▶ [RECORDS SUPPLIED]
____
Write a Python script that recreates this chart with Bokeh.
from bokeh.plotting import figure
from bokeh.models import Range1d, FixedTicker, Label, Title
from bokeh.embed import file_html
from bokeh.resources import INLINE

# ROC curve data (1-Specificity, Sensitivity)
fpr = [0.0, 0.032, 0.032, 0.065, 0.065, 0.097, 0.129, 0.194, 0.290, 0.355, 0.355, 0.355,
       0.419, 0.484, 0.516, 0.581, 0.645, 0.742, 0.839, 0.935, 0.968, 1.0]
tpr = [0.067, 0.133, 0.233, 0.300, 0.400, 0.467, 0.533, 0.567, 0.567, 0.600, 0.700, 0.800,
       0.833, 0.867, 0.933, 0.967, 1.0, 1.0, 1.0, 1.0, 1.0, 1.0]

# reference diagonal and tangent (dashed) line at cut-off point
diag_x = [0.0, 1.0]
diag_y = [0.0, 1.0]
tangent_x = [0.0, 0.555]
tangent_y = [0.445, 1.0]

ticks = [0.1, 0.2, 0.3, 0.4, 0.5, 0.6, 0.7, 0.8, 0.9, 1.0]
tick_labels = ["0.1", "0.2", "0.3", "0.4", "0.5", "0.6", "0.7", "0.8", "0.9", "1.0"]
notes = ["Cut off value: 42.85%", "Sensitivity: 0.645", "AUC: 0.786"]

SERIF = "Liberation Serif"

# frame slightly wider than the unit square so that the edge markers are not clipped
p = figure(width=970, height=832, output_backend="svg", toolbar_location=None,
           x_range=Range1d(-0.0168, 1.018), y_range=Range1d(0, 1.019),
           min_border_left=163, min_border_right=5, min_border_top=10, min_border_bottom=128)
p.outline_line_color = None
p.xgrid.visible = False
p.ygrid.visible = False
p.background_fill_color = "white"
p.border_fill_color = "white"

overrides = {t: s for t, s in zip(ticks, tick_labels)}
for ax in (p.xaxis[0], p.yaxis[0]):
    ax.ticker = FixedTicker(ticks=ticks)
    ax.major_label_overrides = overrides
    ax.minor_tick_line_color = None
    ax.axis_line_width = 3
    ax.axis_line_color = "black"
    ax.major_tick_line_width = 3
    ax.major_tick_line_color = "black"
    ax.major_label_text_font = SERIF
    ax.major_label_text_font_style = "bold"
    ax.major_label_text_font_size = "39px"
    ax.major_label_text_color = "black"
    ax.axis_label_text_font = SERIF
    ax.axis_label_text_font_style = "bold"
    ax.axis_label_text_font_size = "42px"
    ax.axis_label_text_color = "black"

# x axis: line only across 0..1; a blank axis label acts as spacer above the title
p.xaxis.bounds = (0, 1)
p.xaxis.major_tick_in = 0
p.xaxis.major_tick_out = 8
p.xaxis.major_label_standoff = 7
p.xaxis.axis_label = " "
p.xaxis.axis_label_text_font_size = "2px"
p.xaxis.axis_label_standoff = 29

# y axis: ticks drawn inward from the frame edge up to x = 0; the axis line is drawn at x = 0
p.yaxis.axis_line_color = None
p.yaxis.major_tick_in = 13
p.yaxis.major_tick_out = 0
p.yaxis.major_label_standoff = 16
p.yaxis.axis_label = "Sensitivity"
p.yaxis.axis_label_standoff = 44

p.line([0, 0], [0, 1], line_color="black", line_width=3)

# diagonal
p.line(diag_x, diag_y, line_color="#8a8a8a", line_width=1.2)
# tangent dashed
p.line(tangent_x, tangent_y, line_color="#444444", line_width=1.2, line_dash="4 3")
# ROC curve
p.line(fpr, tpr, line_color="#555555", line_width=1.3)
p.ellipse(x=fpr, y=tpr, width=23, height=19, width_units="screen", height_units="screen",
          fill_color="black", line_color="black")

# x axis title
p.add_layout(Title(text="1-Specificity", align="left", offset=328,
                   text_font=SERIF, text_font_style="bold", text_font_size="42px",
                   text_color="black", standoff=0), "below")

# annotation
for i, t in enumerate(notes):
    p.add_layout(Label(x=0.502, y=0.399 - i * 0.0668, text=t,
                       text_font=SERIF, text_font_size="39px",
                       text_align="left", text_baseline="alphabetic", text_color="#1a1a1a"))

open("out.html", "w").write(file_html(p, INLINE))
____
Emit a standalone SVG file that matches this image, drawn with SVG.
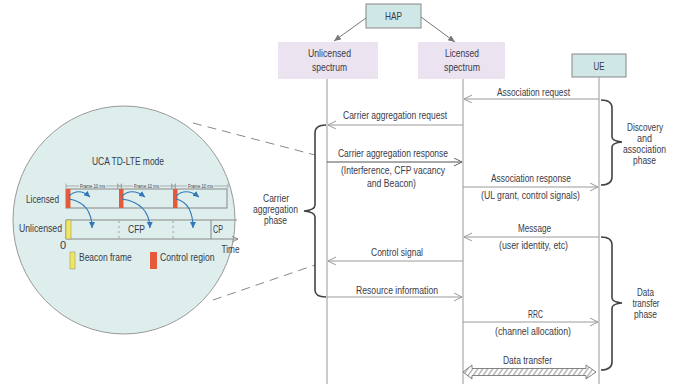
____
▶ [DIRECTIONS] Output exactly one stretch of the listing: from the line containing "Write a Python" through the line containing "from bokeh.resources import INLINE", both end lines included.

▶ [RESULT]
Write a Python script that recreates this chart with Bokeh.
from bokeh.plotting import figure
from bokeh.models import Range1d, FixedTicker, Label, Title
from bokeh.embed import file_html
from bokeh.resources import INLINE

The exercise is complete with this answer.